▶ Short exercise
Verbatim output of all the material below is required.

+-------+

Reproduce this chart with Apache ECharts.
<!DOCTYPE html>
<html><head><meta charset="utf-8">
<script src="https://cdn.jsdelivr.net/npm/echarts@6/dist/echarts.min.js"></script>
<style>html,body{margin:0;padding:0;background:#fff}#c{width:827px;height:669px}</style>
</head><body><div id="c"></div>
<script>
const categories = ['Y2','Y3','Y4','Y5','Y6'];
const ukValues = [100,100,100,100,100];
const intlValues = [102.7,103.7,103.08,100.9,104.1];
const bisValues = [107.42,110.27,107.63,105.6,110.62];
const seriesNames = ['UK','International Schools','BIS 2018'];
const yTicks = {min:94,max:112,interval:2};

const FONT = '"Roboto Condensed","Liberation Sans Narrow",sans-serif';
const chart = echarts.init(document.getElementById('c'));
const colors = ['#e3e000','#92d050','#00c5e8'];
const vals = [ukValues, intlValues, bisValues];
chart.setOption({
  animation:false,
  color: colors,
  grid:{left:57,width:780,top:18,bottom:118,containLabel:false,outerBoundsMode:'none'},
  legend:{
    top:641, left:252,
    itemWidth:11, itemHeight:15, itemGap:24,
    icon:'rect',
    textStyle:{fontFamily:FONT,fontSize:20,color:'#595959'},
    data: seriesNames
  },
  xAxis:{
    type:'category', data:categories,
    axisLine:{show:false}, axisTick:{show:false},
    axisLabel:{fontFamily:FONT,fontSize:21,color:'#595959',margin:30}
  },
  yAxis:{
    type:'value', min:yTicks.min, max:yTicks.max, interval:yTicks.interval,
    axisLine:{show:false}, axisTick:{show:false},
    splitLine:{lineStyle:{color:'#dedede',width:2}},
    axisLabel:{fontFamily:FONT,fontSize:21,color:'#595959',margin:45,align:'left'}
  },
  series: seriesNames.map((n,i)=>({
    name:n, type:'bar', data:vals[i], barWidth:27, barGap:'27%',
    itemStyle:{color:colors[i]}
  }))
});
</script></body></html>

+-------+

▶ Exercise answer
Reproduce this chart with Apache ECharts.
<!DOCTYPE html>
<html><head><meta charset="utf-8">
<script src="https://cdn.jsdelivr.net/npm/echarts@6/dist/echarts.min.js"></script>
<style>html,body{margin:0;padding:0;background:#fff}#c{width:827px;height:669px}</style>
</head><body><div id="c"></div>
<script>
const categories = ['Y2','Y3','Y4','Y5','Y6'];
const ukValues = [100,100,100,100,100];
const intlValues = [102.7,103.7,103.08,100.9,104.1];
const bisValues = [107.42,110.27,107.63,105.6,110.62];
const seriesNames = ['UK','International Schools','BIS 2018'];
const yTicks = {min:94,max:112,interval:2};

const FONT = '"Roboto Condensed","Liberation Sans Narrow",sans-serif';
const chart = echarts.init(document.getElementById('c'));
const colors = ['#e3e000','#92d050','#00c5e8'];
const vals = [ukValues, intlValues, bisValues];
chart.setOption({
  animation:false,
  color: colors,
  grid:{left:57,width:780,top:18,bottom:118,containLabel:false,outerBoundsMode:'none'},
  legend:{
    top:641, left:252,
    itemWidth:11, itemHeight:15, itemGap:24,
    icon:'rect',
    textStyle:{fontFamily:FONT,fontSize:20,color:'#595959'},
    data: seriesNames
  },
  xAxis:{
    type:'category', data:categories,
    axisLine:{show:false}, axisTick:{show:false},
    axisLabel:{fontFamily:FONT,fontSize:21,color:'#595959',margin:30}
  },
  yAxis:{
    type:'value', min:yTicks.min, max:yTicks.max, interval:yTicks.interval,
    axisLine:{show:false}, axisTick:{show:false},
    splitLine:{lineStyle:{color:'#dedede',width:2}},
    axisLabel:{fontFamily:FONT,fontSize:21,color:'#595959',margin:45,align:'left'}
  },
  series: seriesNames.map((n,i)=>({
    name:n, type:'bar', data:vals[i], barWidth:27, barGap:'27%',
    itemStyle:{color:colors[i]}
  }))
});
</script></body></html>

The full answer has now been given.